## [EXERCISE AIM]
Your task is to copy the listing exactly, with the pictures left out.

┌─ PROVIDED MATERIAL

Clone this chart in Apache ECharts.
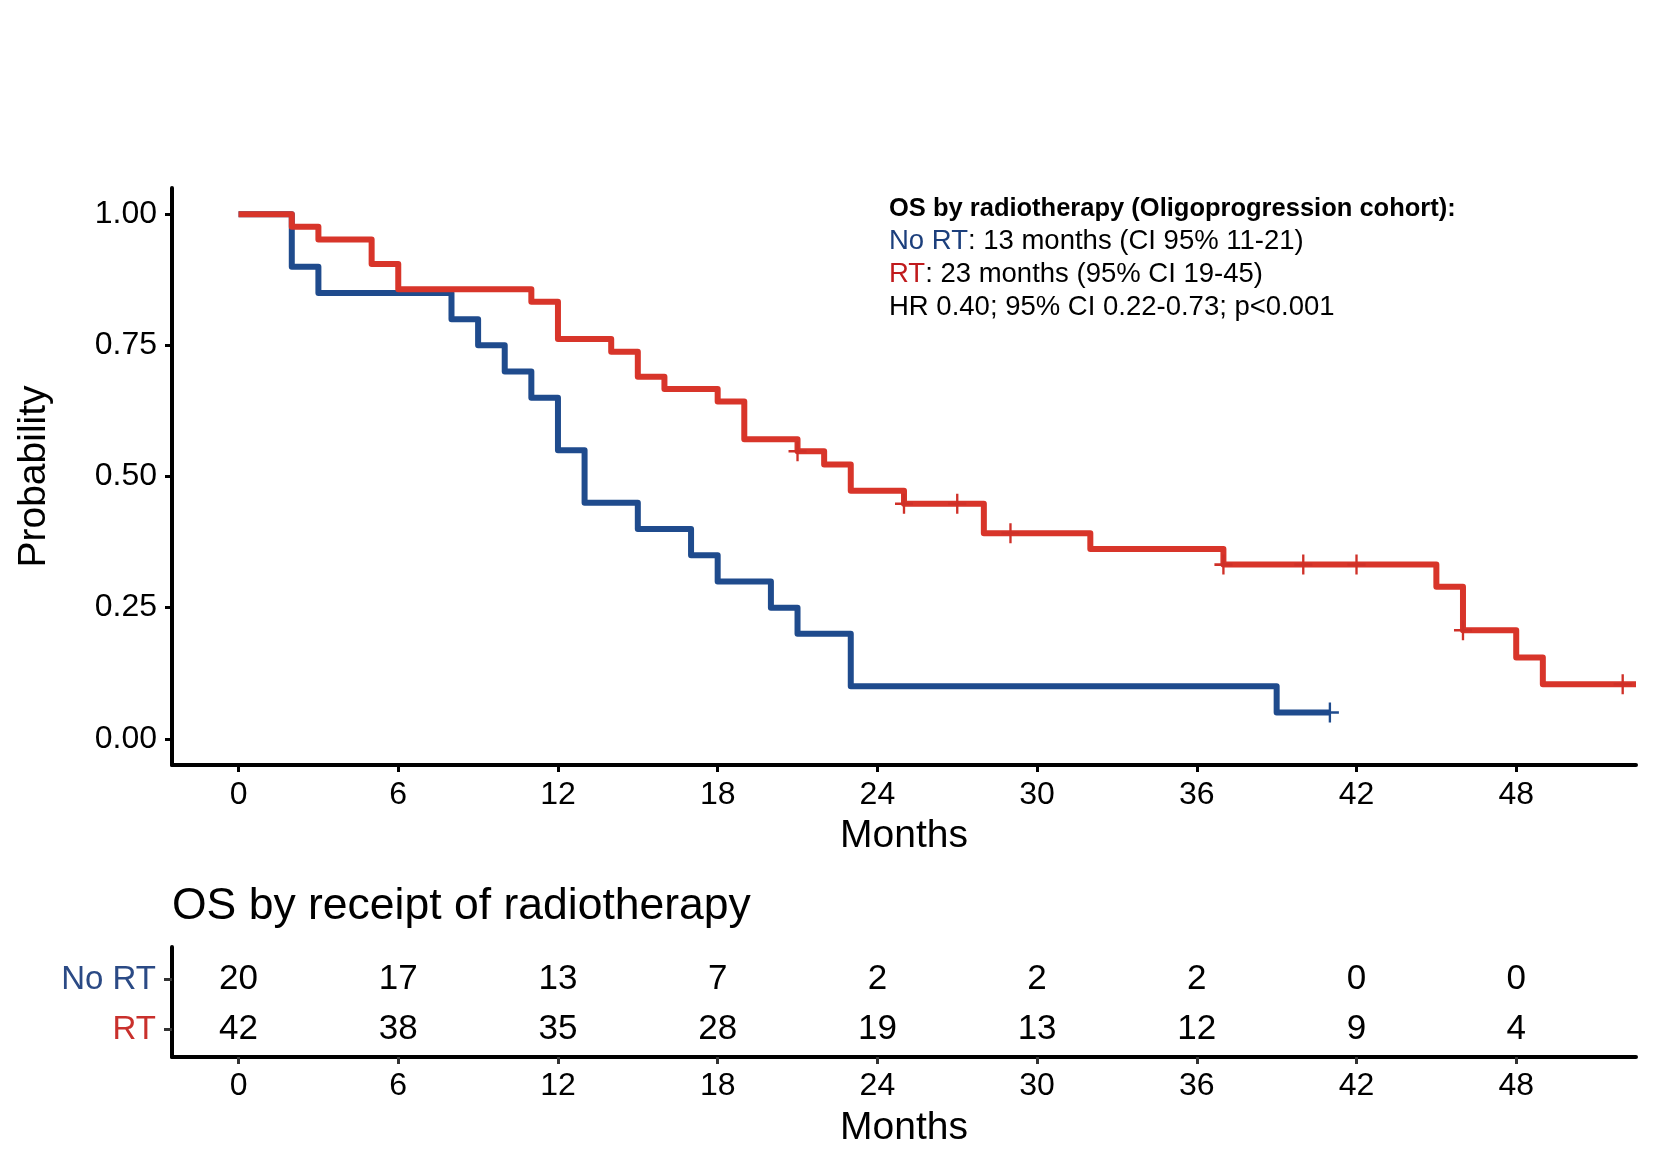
<!DOCTYPE html>
<html>
<head>
<meta charset="utf-8">
<script src="https://cdn.jsdelivr.net/npm/echarts@6/dist/echarts.min.js"></script>
<style>html,body{margin:0;padding:0;background:#fff}#c{width:1653px;height:1164px}</style>
</head>
<body>
<div id="c"></div>
<script>
// ---- data ----
const monthTicks = [0, 6, 12, 18, 24, 30, 36, 42, 48];
const probTicks = [0, 0.25, 0.5, 0.75, 1];

const rtTimes = [0, 2, 3, 5, 6, 11, 12, 14, 15, 16, 18, 19, 21, 22, 23, 25, 28, 32, 37, 45, 46, 48, 49, 52.5];
const rtSurv  = [1.000, 0.976, 0.952, 0.905, 0.857, 0.833, 0.762, 0.738, 0.690, 0.667, 0.643, 0.571, 0.548, 0.523, 0.473, 0.448, 0.392, 0.362, 0.332, 0.290, 0.207, 0.155, 0.104, 0.104];
const rtCensorTimes = [21, 25, 27, 29, 37, 40, 42, 46, 52];
const rtCensorSurv  = [0.548, 0.448, 0.448, 0.392, 0.332, 0.332, 0.332, 0.207, 0.104];

const noRtTimes = [0, 2, 3, 8, 9, 10, 11, 12, 13, 15, 17, 18, 20, 21, 23, 39, 41];
const noRtSurv  = [1.00, 0.90, 0.85, 0.80, 0.75, 0.70, 0.65, 0.55, 0.45, 0.40, 0.35, 0.30, 0.25, 0.20, 0.10, 0.05, 0.05];
const noRtCensorTimes = [41];
const noRtCensorSurv  = [0.05];

const riskGroups = ['RT', 'No RT'];
const riskNoRt = [20, 17, 13, 7, 2, 2, 2, 0, 0];
const riskRt   = [42, 38, 35, 28, 19, 13, 12, 9, 4];

// ---- styling ----
const RED = '#d8352a';
const BLUE = '#1f4b8d';
const FONT = 'Liberation Sans, Arial, Helvetica, sans-serif';
const zip = (a, b) => a.map((v, i) => [v, b[i]]);
const crossPath = 'path://M8.7,0h2.6v8.7h8.7v2.6h-8.7v8.7h-2.6v-8.7h-8.7v-2.6h8.7z';

const chart = echarts.init(document.getElementById('c'), null, {renderer: 'canvas'});

const xAxisBase = {
  type: 'value', min: -2.5, max: 52.5,
  axisLine: {show: true, onZero: false, lineStyle: {color: '#000', width: 4}},
  axisTick: {show: true, length: 7, lineStyle: {color: '#000', width: 3}, customValues: monthTicks},
  axisLabel: {customValues: monthTicks, fontSize: 32, color: '#000', fontFamily: FONT, margin: 14},
  splitLine: {show: false},
  name: 'Months', nameLocation: 'middle', nameGap: 52,
  nameTextStyle: {fontSize: 39, color: '#000', fontFamily: FONT}
};

chart.setOption({
  animation: false,
  backgroundColor: '#fff',
  title: [
    {
      left: 889, top: 192, padding: 0,
      text: '{b|OS by radiotherapy (Oligoprogression cohort):}\n{bl|No RT}{k|: 13 months (CI 95% 11-21)}\n{rd|RT}{k|: 23 months (95% CI 19-45)}\n{k|HR 0.40; 95% CI 0.22-0.73; p<0.001}',
      textStyle: {
        fontFamily: FONT, fontSize: 27, fontWeight: 'normal', lineHeight: 33,
        rich: {
          b: {fontFamily: FONT, fontSize: 25.5, fontWeight: 'bold', color: '#000', lineHeight: 33},
          bl: {fontFamily: FONT, fontSize: 27.5, fontWeight: 'normal', color: '#1c3f7c', lineHeight: 33},
          rd: {fontFamily: FONT, fontSize: 27.5, fontWeight: 'normal', color: '#c01a1c', lineHeight: 33},
          k: {fontFamily: FONT, fontSize: 27.5, fontWeight: 'normal', color: '#000', lineHeight: 33}
        }
      }
    },
    {
      left: 172, top: 884, padding: 0,
      text: 'OS by receipt of radiotherapy',
      textStyle: {fontFamily: FONT, fontSize: 44.5, fontWeight: 'normal', color: '#000'}
    }
  ],
  grid: [
    {left: 172, right: 17, top: 188, height: 577, containLabel: false},
    {left: 172, right: 17, top: 947, height: 110, containLabel: false}
  ],
  xAxis: [
    Object.assign({}, xAxisBase, {gridIndex: 0}),
    Object.assign({}, xAxisBase, {
      gridIndex: 1,
      axisTick: {show: true, length: 7, lineStyle: {color: '#333', width: 3}, customValues: monthTicks},
      axisLabel: {customValues: monthTicks, fontSize: 32, color: '#000', fontFamily: FONT, margin: 13}
    })
  ],
  yAxis: [
    {
      gridIndex: 0, type: 'value', min: -0.05, max: 1.05,
      axisLine: {show: true, onZero: false, lineStyle: {color: '#000', width: 4}},
      axisTick: {show: true, length: 7, lineStyle: {color: '#000', width: 3}, customValues: probTicks},
      axisLabel: {customValues: probTicks, fontSize: 32, color: '#000', fontFamily: FONT, margin: 15,
        formatter: v => v.toFixed(2)},
      splitLine: {show: false},
      name: 'Probability', nameLocation: 'middle', nameGap: 118, nameRotate: 90,
      nameTextStyle: {fontSize: 39, color: '#000', fontFamily: FONT}
    },
    {
      gridIndex: 1, type: 'value', min: 0.45, max: 2.65,
      axisLine: {show: true, onZero: false, lineStyle: {color: '#000', width: 4}},
      axisTick: {show: true, length: 8, lineStyle: {color: '#333', width: 3}, customValues: [1, 2]},
      axisLabel: {customValues: [1, 2], fontSize: 33, fontFamily: FONT, margin: 16,
        formatter: v => (v === 2 ? '{bl|' + riskGroups[1] + '}' : '{rd|' + riskGroups[0] + '}'),
        rich: {
          bl: {fontSize: 33, fontFamily: FONT, color: '#2b4a85'},
          rd: {fontSize: 33, fontFamily: FONT, color: '#c9302c'}
        }},
      splitLine: {show: false}
    }
  ],
  series: [
    {
      type: 'line', step: 'end', xAxisIndex: 0, yAxisIndex: 0,
      data: zip(noRtTimes, noRtSurv), symbol: 'none',
      lineStyle: {color: BLUE, width: 6, join: 'round'}, z: 2
    },
    {
      type: 'scatter', xAxisIndex: 0, yAxisIndex: 0,
      data: zip(noRtCensorTimes, noRtCensorSurv), symbol: crossPath, symbolSize: [18, 20],
      itemStyle: {color: BLUE, opacity: 1}, z: 3
    },
    {
      type: 'line', step: 'end', xAxisIndex: 0, yAxisIndex: 0,
      data: zip(rtTimes, rtSurv), symbol: 'none',
      lineStyle: {color: RED, width: 6, join: 'round'}, z: 4
    },
    {
      type: 'scatter', xAxisIndex: 0, yAxisIndex: 0,
      data: zip(rtCensorTimes, rtCensorSurv), symbol: crossPath, symbolSize: [18, 20],
      itemStyle: {color: '#cf3028', opacity: 1}, z: 5
    },
    {
      type: 'scatter', xAxisIndex: 1, yAxisIndex: 1, symbolSize: 0,
      itemStyle: {opacity: 1},
      data: monthTicks.map((t, i) => [t, 2, riskNoRt[i]]),
      label: {show: true, position: 'inside', formatter: p => String(p.value[2]),
        fontSize: 35, color: '#000', opacity: 1, fontFamily: FONT}
    },
    {
      type: 'scatter', xAxisIndex: 1, yAxisIndex: 1, symbolSize: 0,
      itemStyle: {opacity: 1},
      data: monthTicks.map((t, i) => [t, 1, riskRt[i]]),
      label: {show: true, position: 'inside', formatter: p => String(p.value[2]),
        fontSize: 35, color: '#000', opacity: 1, fontFamily: FONT}
    }
  ]
});
</script>
</body>
</html>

└─

## [EXERCISE SOLUTION]
Clone this chart in Apache ECharts.
<!DOCTYPE html>
<html>
<head>
<meta charset="utf-8">
<script src="https://cdn.jsdelivr.net/npm/echarts@6/dist/echarts.min.js"></script>
<style>html,body{margin:0;padding:0;background:#fff}#c{width:1653px;height:1164px}</style>
</head>
<body>
<div id="c"></div>
<script>
// ---- data ----
const monthTicks = [0, 6, 12, 18, 24, 30, 36, 42, 48];
const probTicks = [0, 0.25, 0.5, 0.75, 1];

const rtTimes = [0, 2, 3, 5, 6, 11, 12, 14, 15, 16, 18, 19, 21, 22, 23, 25, 28, 32, 37, 45, 46, 48, 49, 52.5];
const rtSurv  = [1.000, 0.976, 0.952, 0.905, 0.857, 0.833, 0.762, 0.738, 0.690, 0.667, 0.643, 0.571, 0.548, 0.523, 0.473, 0.448, 0.392, 0.362, 0.332, 0.290, 0.207, 0.155, 0.104, 0.104];
const rtCensorTimes = [21, 25, 27, 29, 37, 40, 42, 46, 52];
const rtCensorSurv  = [0.548, 0.448, 0.448, 0.392, 0.332, 0.332, 0.332, 0.207, 0.104];

const noRtTimes = [0, 2, 3, 8, 9, 10, 11, 12, 13, 15, 17, 18, 20, 21, 23, 39, 41];
const noRtSurv  = [1.00, 0.90, 0.85, 0.80, 0.75, 0.70, 0.65, 0.55, 0.45, 0.40, 0.35, 0.30, 0.25, 0.20, 0.10, 0.05, 0.05];
const noRtCensorTimes = [41];
const noRtCensorSurv  = [0.05];

const riskGroups = ['RT', 'No RT'];
const riskNoRt = [20, 17, 13, 7, 2, 2, 2, 0, 0];
const riskRt   = [42, 38, 35, 28, 19, 13, 12, 9, 4];

// ---- styling ----
const RED = '#d8352a';
const BLUE = '#1f4b8d';
const FONT = 'Liberation Sans, Arial, Helvetica, sans-serif';
const zip = (a, b) => a.map((v, i) => [v, b[i]]);
const crossPath = 'path://M8.7,0h2.6v8.7h8.7v2.6h-8.7v8.7h-2.6v-8.7h-8.7v-2.6h8.7z';

const chart = echarts.init(document.getElementById('c'), null, {renderer: 'canvas'});

const xAxisBase = {
  type: 'value', min: -2.5, max: 52.5,
  axisLine: {show: true, onZero: false, lineStyle: {color: '#000', width: 4}},
  axisTick: {show: true, length: 7, lineStyle: {color: '#000', width: 3}, customValues: monthTicks},
  axisLabel: {customValues: monthTicks, fontSize: 32, color: '#000', fontFamily: FONT, margin: 14},
  splitLine: {show: false},
  name: 'Months', nameLocation: 'middle', nameGap: 52,
  nameTextStyle: {fontSize: 39, color: '#000', fontFamily: FONT}
};

chart.setOption({
  animation: false,
  backgroundColor: '#fff',
  title: [
    {
      left: 889, top: 192, padding: 0,
      text: '{b|OS by radiotherapy (Oligoprogression cohort):}\n{bl|No RT}{k|: 13 months (CI 95% 11-21)}\n{rd|RT}{k|: 23 months (95% CI 19-45)}\n{k|HR 0.40; 95% CI 0.22-0.73; p<0.001}',
      textStyle: {
        fontFamily: FONT, fontSize: 27, fontWeight: 'normal', lineHeight: 33,
        rich: {
          b: {fontFamily: FONT, fontSize: 25.5, fontWeight: 'bold', color: '#000', lineHeight: 33},
          bl: {fontFamily: FONT, fontSize: 27.5, fontWeight: 'normal', color: '#1c3f7c', lineHeight: 33},
          rd: {fontFamily: FONT, fontSize: 27.5, fontWeight: 'normal', color: '#c01a1c', lineHeight: 33},
          k: {fontFamily: FONT, fontSize: 27.5, fontWeight: 'normal', color: '#000', lineHeight: 33}
        }
      }
    },
    {
      left: 172, top: 884, padding: 0,
      text: 'OS by receipt of radiotherapy',
      textStyle: {fontFamily: FONT, fontSize: 44.5, fontWeight: 'normal', color: '#000'}
    }
  ],
  grid: [
    {left: 172, right: 17, top: 188, height: 577, containLabel: false},
    {left: 172, right: 17, top: 947, height: 110, containLabel: false}
  ],
  xAxis: [
    Object.assign({}, xAxisBase, {gridIndex: 0}),
    Object.assign({}, xAxisBase, {
      gridIndex: 1,
      axisTick: {show: true, length: 7, lineStyle: {color: '#333', width: 3}, customValues: monthTicks},
      axisLabel: {customValues: monthTicks, fontSize: 32, color: '#000', fontFamily: FONT, margin: 13}
    })
  ],
  yAxis: [
    {
      gridIndex: 0, type: 'value', min: -0.05, max: 1.05,
      axisLine: {show: true, onZero: false, lineStyle: {color: '#000', width: 4}},
      axisTick: {show: true, length: 7, lineStyle: {color: '#000', width: 3}, customValues: probTicks},
      axisLabel: {customValues: probTicks, fontSize: 32, color: '#000', fontFamily: FONT, margin: 15,
        formatter: v => v.toFixed(2)},
      splitLine: {show: false},
      name: 'Probability', nameLocation: 'middle', nameGap: 118, nameRotate: 90,
      nameTextStyle: {fontSize: 39, color: '#000', fontFamily: FONT}
    },
    {
      gridIndex: 1, type: 'value', min: 0.45, max: 2.65,
      axisLine: {show: true, onZero: false, lineStyle: {color: '#000', width: 4}},
      axisTick: {show: true, length: 8, lineStyle: {color: '#333', width: 3}, customValues: [1, 2]},
      axisLabel: {customValues: [1, 2], fontSize: 33, fontFamily: FONT, margin: 16,
        formatter: v => (v === 2 ? '{bl|' + riskGroups[1] + '}' : '{rd|' + riskGroups[0] + '}'),
        rich: {
          bl: {fontSize: 33, fontFamily: FONT, color: '#2b4a85'},
          rd: {fontSize: 33, fontFamily: FONT, color: '#c9302c'}
        }},
      splitLine: {show: false}
    }
  ],
  series: [
    {
      type: 'line', step: 'end', xAxisIndex: 0, yAxisIndex: 0,
      data: zip(noRtTimes, noRtSurv), symbol: 'none',
      lineStyle: {color: BLUE, width: 6, join: 'round'}, z: 2
    },
    {
      type: 'scatter', xAxisIndex: 0, yAxisIndex: 0,
      data: zip(noRtCensorTimes, noRtCensorSurv), symbol: crossPath, symbolSize: [18, 20],
      itemStyle: {color: BLUE, opacity: 1}, z: 3
    },
    {
      type: 'line', step: 'end', xAxisIndex: 0, yAxisIndex: 0,
      data: zip(rtTimes, rtSurv), symbol: 'none',
      lineStyle: {color: RED, width: 6, join: 'round'}, z: 4
    },
    {
      type: 'scatter', xAxisIndex: 0, yAxisIndex: 0,
      data: zip(rtCensorTimes, rtCensorSurv), symbol: crossPath, symbolSize: [18, 20],
      itemStyle: {color: '#cf3028', opacity: 1}, z: 5
    },
    {
      type: 'scatter', xAxisIndex: 1, yAxisIndex: 1, symbolSize: 0,
      itemStyle: {opacity: 1},
      data: monthTicks.map((t, i) => [t, 2, riskNoRt[i]]),
      label: {show: true, position: 'inside', formatter: p => String(p.value[2]),
        fontSize: 35, color: '#000', opacity: 1, fontFamily: FONT}
    },
    {
      type: 'scatter', xAxisIndex: 1, yAxisIndex: 1, symbolSize: 0,
      itemStyle: {opacity: 1},
      data: monthTicks.map((t, i) => [t, 1, riskRt[i]]),
      label: {show: true, position: 'inside', formatter: p => String(p.value[2]),
        fontSize: 35, color: '#000', opacity: 1, fontFamily: FONT}
    }
  ]
});
</script>
</body>
</html>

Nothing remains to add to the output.